The popular outrage reflects not only Mexicans’ exhaustion with criminal violence but also their deep distrust of a political class widely associated with corruption. So far the government seems unable to turn the tide of public opinion and undertake the institutional reforms needed to combat violence in a country where powerful criminal groups still dominate many areas.
Few would have predicted such a crisis earlier this year. In August, Peña Nieto celebrated passage of legislation to implement a comprehensive energy reform, ending the state-run oil company’s 76-year monopoly and opening the sector to private, including foreign, investment. The energy measures were the culmination of a sweeping package of new laws and constitutional amendments designed to make Mexico more competitive through fiscal and financial reforms, new education policies and an end to monopolies in telecommunications.

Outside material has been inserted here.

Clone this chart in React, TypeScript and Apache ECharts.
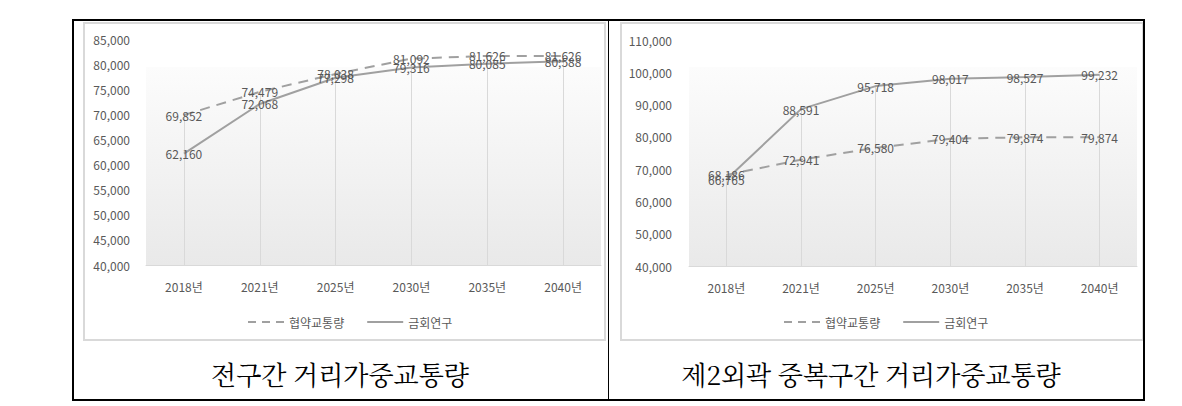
import React, { useEffect, useRef } from "react";
import * as echarts from "echarts";

const categories = ["2018년", "2021년", "2025년", "2030년", "2035년", "2040년"];
const seriesNames = ["협약교통량", "금회연구"];

const leftAgreement = [69852, 74479, 78038, 81092, 81626, 81626];
const leftStudy = [62160, 72068, 77298, 79316, 80085, 80588];
const rightAgreement = [68186, 72941, 76580, 79404, 79874, 79874];
const rightStudy = [66765, 88591, 95718, 98017, 98527, 99232];

const leftYMin = 40000;
const leftYMax = 85000;
const leftYStep = 5000;
const rightYMin = 40000;
const rightYMax = 110000;
const rightYStep = 10000;

const captions = ["전구간 거리가중교통량", "제2외곽 중복구간 거리가중교통량"];

const FONT = "'Noto Sans CJK KR', 'Noto Sans', sans-serif";
const TXT = "#595959";
const LINE = "#a0a0a0";

const fmt = (v: number) => Number(v).toLocaleString("en-US");

function dropLines(a: number[], b: number[], yMin: number) {
  return categories.map((c, i) => [
    { coord: [c, Math.max(a[i], b[i])] },
    { coord: [c, yMin] },
  ]);
}

function lineSeries(
  name: string,
  data: number[],
  idx: number,
  dashed: boolean,
  drops?: any
) {
  const s: any = {
    type: "line",
    name,
    data,
    xAxisIndex: idx,
    yAxisIndex: idx,
    symbol: "circle",
    symbolSize: 1,
    showSymbol: true,
    lineStyle: { color: LINE, width: 2, type: dashed ? [10, 7] : "solid" },
    itemStyle: { color: "rgba(0,0,0,0)", borderWidth: 0 },
    label: {
      show: true,
      position: "inside",
      color: TXT,
      opacity: 1,
      fontSize: 12,
      fontFamily: FONT,
      formatter: (p: any) => fmt(p.value),
    },
    z: 3,
  };
  if (drops) {
    s.markLine = {
      silent: true,
      symbol: "none",
      label: { show: false },
      lineStyle: { color: "#d9d9d9", width: 1, type: "solid" },
      data: drops,
      z: 1,
    };
  }
  return s;
}

function yAxis(idx: number, min: number, max: number, step: number, margin: number) {
  return {
    type: "value",
    gridIndex: idx,
    min,
    max,
    interval: step,
    axisLine: { show: false },
    axisTick: { show: false },
    splitLine: { show: false },
    axisLabel: { color: TXT, fontSize: 12, fontFamily: FONT, margin, formatter: fmt },
  };
}

function xAxis(idx: number) {
  return {
    type: "category",
    gridIndex: idx,
    data: categories,
    boundaryGap: true,
    axisLine: { lineStyle: { color: "#d9d9d9", width: 1 } },
    axisTick: { show: false },
    splitLine: { show: false },
    axisLabel: { color: TXT, fontSize: 12, fontFamily: FONT, margin: 15 },
  };
}

function legend(left: number) {
  return {
    left,
    top: 311,
    data: [
      { name: seriesNames[0], lineStyle: { type: [8, 6], color: LINE, width: 2 } },
      { name: seriesNames[1] },
    ],
    itemWidth: 36,
    itemHeight: 10,
    itemGap: 22,
    itemStyle: { color: "rgba(0,0,0,0)", borderWidth: 0 },
    textStyle: { color: TXT, fontSize: 12, fontFamily: FONT },
    selectedMode: false,
  };
}

const bgGradient = () =>
  new echarts.graphic.LinearGradient(0, 0, 0, 1, [
    { offset: 0, color: "#fcfcfc" },
    { offset: 1, color: "#e9e9e9" },
  ]);

export default function App() {
  const ref = useRef<HTMLDivElement>(null);

  useEffect(() => {
    if (!ref.current) return;
    const chart = echarts.init(ref.current, null, { renderer: "svg" });
    chart.setOption({
      animation: false,
      backgroundColor: "#ffffff",
      grid: [
        { left: 146, right: 581, top: 39, bottom: 141 },
        { left: 689, right: 45, top: 40, bottom: 140 },
      ],
      xAxis: [xAxis(0), xAxis(1)],
      yAxis: [
        yAxis(0, leftYMin, leftYMax, leftYStep, 16),
        yAxis(1, rightYMin, rightYMax, rightYStep, 17),
      ],
      legend: [legend(242), legend(778)],
      series: [
        lineSeries(seriesNames[0], leftAgreement, 0, true),
        lineSeries(seriesNames[1], leftStudy, 0, false, dropLines(leftAgreement, leftStudy, leftYMin)),
        lineSeries(seriesNames[0], rightAgreement, 1, true),
        lineSeries(seriesNames[1], rightStudy, 1, false, dropLines(rightAgreement, rightStudy, rightYMin)),
      ],
      graphic: [
        { type: "rect", z: -10, silent: true, shape: { x: 146, y: 67, width: 455, height: 198 }, style: { fill: bgGradient() } },
        { type: "rect", z: -10, silent: true, shape: { x: 689, y: 67, width: 448, height: 199 }, style: { fill: bgGradient() } },
        { type: "rect", z: -5, silent: true, shape: { x: 84, y: 23, width: 521, height: 317 }, style: { fill: "none", stroke: "#d9d9d9", lineWidth: 2 } },
        { type: "rect", z: -5, silent: true, shape: { x: 621, y: 23, width: 522, height: 317 }, style: { fill: "none", stroke: "#d9d9d9", lineWidth: 2 } },
        { type: "rect", z: 10, silent: true, shape: { x: 73, y: 20, width: 1071, height: 380 }, style: { fill: "none", stroke: "#000000", lineWidth: 2 } },
        { type: "line", z: 10, silent: true, shape: { x1: 608.5, y1: 20, x2: 608.5, y2: 400 }, style: { stroke: "#000000", lineWidth: 1 } },
        {
          type: "text", z: 10, silent: true, x: 340, y: 373,
          style: { text: captions[0], fill: "#000000", fontSize: 26, fontFamily: "'Noto Serif CJK KR', 'Noto Sans CJK KR', serif", align: "center", verticalAlign: "middle" },
        },
        {
          type: "text", z: 10, silent: true, x: 871, y: 373,
          style: { text: captions[1], fill: "#000000", fontSize: 26, fontFamily: "'Noto Serif CJK KR', 'Noto Sans CJK KR', serif", align: "center", verticalAlign: "middle" },
        },
      ],
    });
    return () => chart.dispose();
  }, []);

  return (
    <div
      ref={ref}
      style={{ position: "absolute", left: 0, top: 0, width: 1182, height: 406 }}
    />
  );
}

Then, on 26 September, several busloads of students from the rural teachers’ college of Ayotzinapa were attacked in the city of Iguala by municipal police, allegedly acting on orders of the mayor. According to witnesses interviewed by federal prosecutors, police turned the students over to members of a criminal gang known as “Guerreros Unidos”, who killed them and then incinerated the bodies in a local dump.

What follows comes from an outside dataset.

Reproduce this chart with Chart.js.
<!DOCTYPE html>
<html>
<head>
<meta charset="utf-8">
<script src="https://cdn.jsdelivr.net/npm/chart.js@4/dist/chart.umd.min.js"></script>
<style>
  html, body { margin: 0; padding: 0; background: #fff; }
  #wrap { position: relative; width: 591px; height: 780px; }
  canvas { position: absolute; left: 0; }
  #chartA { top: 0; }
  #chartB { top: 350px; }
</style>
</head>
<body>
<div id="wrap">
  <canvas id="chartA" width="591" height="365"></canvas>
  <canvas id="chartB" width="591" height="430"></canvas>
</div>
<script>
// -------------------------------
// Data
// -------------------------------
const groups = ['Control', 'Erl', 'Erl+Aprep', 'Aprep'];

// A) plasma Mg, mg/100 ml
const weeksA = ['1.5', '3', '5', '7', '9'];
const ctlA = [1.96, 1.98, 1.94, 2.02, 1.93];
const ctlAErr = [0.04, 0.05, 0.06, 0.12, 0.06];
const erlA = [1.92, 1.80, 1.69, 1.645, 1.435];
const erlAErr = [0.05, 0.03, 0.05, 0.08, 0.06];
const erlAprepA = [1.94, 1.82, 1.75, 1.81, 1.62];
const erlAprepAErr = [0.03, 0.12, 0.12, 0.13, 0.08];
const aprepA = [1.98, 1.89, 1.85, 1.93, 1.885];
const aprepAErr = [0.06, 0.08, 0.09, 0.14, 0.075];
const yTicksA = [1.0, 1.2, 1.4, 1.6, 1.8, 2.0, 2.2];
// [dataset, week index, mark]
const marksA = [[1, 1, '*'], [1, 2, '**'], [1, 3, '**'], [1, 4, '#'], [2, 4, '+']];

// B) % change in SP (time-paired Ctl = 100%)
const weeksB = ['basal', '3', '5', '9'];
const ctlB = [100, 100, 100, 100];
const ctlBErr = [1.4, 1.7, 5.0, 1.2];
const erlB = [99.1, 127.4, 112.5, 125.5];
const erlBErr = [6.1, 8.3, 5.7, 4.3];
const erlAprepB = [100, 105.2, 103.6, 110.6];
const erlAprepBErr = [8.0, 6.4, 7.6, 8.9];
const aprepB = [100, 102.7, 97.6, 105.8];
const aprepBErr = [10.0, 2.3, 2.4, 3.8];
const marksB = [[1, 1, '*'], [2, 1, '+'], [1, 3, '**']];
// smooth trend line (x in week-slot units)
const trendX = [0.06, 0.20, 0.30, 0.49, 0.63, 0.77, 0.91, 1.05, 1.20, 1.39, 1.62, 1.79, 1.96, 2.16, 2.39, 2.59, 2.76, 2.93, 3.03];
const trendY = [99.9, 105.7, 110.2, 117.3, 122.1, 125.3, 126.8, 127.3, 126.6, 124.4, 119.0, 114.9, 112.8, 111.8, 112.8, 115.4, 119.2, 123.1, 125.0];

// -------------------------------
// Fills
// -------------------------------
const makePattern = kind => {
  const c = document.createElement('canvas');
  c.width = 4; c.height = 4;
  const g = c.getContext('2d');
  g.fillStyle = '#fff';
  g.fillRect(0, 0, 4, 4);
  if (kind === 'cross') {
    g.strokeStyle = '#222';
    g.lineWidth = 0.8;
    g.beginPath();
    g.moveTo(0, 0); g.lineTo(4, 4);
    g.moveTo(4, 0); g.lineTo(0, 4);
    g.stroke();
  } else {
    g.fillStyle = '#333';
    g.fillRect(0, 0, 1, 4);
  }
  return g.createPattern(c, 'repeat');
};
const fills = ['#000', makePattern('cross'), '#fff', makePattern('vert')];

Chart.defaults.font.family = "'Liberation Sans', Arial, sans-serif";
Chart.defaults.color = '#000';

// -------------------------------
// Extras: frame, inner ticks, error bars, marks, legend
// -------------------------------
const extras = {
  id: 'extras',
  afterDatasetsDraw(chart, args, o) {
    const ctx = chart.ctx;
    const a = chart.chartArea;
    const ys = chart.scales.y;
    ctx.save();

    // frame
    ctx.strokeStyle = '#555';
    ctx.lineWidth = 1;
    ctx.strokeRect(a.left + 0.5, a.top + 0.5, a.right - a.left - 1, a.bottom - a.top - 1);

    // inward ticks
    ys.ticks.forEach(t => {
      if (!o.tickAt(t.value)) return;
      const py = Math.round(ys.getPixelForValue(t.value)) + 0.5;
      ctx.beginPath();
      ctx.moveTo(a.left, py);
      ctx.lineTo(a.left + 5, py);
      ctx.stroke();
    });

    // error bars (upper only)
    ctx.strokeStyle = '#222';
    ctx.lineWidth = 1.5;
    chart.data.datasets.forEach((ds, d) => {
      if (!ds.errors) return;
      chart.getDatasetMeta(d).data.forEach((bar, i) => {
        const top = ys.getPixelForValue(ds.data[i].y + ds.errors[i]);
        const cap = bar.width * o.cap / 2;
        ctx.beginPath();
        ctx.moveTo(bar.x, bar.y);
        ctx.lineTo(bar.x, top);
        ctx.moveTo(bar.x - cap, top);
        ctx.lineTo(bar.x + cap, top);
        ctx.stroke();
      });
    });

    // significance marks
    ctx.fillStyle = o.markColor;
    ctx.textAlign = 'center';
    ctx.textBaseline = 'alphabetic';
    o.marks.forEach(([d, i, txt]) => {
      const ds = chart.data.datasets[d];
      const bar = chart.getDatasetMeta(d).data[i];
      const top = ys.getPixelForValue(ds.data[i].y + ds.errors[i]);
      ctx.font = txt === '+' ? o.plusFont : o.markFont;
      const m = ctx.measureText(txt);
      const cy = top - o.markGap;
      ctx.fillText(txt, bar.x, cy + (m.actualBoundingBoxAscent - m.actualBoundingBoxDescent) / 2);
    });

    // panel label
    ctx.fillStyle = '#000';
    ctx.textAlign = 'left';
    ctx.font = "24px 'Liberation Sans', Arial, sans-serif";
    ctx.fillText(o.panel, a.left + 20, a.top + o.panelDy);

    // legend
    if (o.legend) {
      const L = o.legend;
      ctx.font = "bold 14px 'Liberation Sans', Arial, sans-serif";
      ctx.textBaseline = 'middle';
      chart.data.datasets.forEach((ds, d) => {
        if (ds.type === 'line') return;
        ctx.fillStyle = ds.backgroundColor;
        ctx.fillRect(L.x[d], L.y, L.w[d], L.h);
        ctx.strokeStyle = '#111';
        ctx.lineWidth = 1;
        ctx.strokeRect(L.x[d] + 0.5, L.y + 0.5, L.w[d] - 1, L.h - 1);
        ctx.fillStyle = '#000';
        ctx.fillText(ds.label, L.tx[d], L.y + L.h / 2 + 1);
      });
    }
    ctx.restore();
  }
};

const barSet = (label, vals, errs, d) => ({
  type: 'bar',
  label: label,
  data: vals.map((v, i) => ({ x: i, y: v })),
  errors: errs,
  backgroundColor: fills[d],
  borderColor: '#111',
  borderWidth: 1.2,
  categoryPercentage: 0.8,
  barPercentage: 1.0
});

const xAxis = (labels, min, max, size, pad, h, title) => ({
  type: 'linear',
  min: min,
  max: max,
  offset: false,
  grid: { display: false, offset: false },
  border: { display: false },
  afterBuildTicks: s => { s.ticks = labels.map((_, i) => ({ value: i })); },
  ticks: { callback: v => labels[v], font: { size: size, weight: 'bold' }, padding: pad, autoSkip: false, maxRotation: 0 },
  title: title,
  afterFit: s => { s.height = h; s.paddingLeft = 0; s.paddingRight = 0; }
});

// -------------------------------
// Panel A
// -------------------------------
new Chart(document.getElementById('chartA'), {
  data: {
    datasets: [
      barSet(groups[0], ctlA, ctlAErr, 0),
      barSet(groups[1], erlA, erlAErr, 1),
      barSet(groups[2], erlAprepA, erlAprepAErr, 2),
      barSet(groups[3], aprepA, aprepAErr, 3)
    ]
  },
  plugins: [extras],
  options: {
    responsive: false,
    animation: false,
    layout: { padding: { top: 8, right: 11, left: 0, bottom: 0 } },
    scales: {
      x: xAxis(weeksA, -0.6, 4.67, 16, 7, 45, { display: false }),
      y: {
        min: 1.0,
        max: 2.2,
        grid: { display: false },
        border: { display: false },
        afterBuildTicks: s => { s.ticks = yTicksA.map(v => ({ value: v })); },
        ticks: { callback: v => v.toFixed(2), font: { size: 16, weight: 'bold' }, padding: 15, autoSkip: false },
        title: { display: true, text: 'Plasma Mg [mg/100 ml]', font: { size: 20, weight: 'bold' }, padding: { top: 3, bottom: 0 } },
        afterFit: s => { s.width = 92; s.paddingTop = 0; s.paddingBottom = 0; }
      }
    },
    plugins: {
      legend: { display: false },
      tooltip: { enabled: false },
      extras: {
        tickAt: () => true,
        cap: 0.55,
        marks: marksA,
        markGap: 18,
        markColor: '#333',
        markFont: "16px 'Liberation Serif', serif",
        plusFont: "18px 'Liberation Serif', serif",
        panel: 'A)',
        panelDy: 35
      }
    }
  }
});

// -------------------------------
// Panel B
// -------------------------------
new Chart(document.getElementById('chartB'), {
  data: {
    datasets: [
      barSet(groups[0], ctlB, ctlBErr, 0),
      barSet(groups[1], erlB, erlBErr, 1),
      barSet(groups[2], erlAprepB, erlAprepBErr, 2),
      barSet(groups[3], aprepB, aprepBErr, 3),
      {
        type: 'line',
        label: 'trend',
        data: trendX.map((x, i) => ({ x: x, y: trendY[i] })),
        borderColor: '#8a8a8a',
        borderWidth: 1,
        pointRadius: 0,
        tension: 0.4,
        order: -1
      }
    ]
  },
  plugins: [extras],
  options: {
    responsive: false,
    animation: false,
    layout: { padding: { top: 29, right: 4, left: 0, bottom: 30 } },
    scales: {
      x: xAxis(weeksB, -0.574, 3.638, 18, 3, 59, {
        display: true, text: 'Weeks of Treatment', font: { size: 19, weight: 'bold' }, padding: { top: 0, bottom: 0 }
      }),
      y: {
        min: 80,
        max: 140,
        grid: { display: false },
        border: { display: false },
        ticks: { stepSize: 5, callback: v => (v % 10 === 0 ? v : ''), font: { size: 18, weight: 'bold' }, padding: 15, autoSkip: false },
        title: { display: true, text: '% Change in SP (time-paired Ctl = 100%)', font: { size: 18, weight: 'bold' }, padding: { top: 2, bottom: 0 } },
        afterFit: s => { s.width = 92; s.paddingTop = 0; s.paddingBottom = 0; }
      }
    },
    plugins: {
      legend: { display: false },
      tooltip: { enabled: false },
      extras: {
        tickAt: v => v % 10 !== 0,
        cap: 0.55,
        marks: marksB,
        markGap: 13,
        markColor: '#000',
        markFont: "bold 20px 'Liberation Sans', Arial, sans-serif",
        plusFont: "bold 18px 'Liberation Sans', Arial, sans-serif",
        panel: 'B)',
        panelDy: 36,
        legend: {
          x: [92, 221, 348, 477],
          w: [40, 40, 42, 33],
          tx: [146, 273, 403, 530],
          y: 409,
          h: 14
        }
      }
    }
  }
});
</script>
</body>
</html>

Neither this testimony nor the arrest of more than 80 suspects, including 44 police officers, has quelled demands for justice and the students’ return. Skepticism about the government’s version of events is high; leaked documents allegedly from government sources, published in the magazine Proceso, suggest federal and state police were alerted in real time about the students’ movements and their clashes with local police, but did nothing to stop the bloodshed. “It was the State” – a blanket indictment of all government institutions – has become a protest slogan and social media meme.
Remember folks, these are the hordes that are flooding across the border out of an act of love (and for all of you Rand Paul advocates, he thinks just like his father does on immigration). The Hispanics and Latinos don’t believe in your God-give rights to bear arms, but hey, the Chamber of Commerce will be happy and Monsanto and Archer-Daniels-Midland will have some new field workers.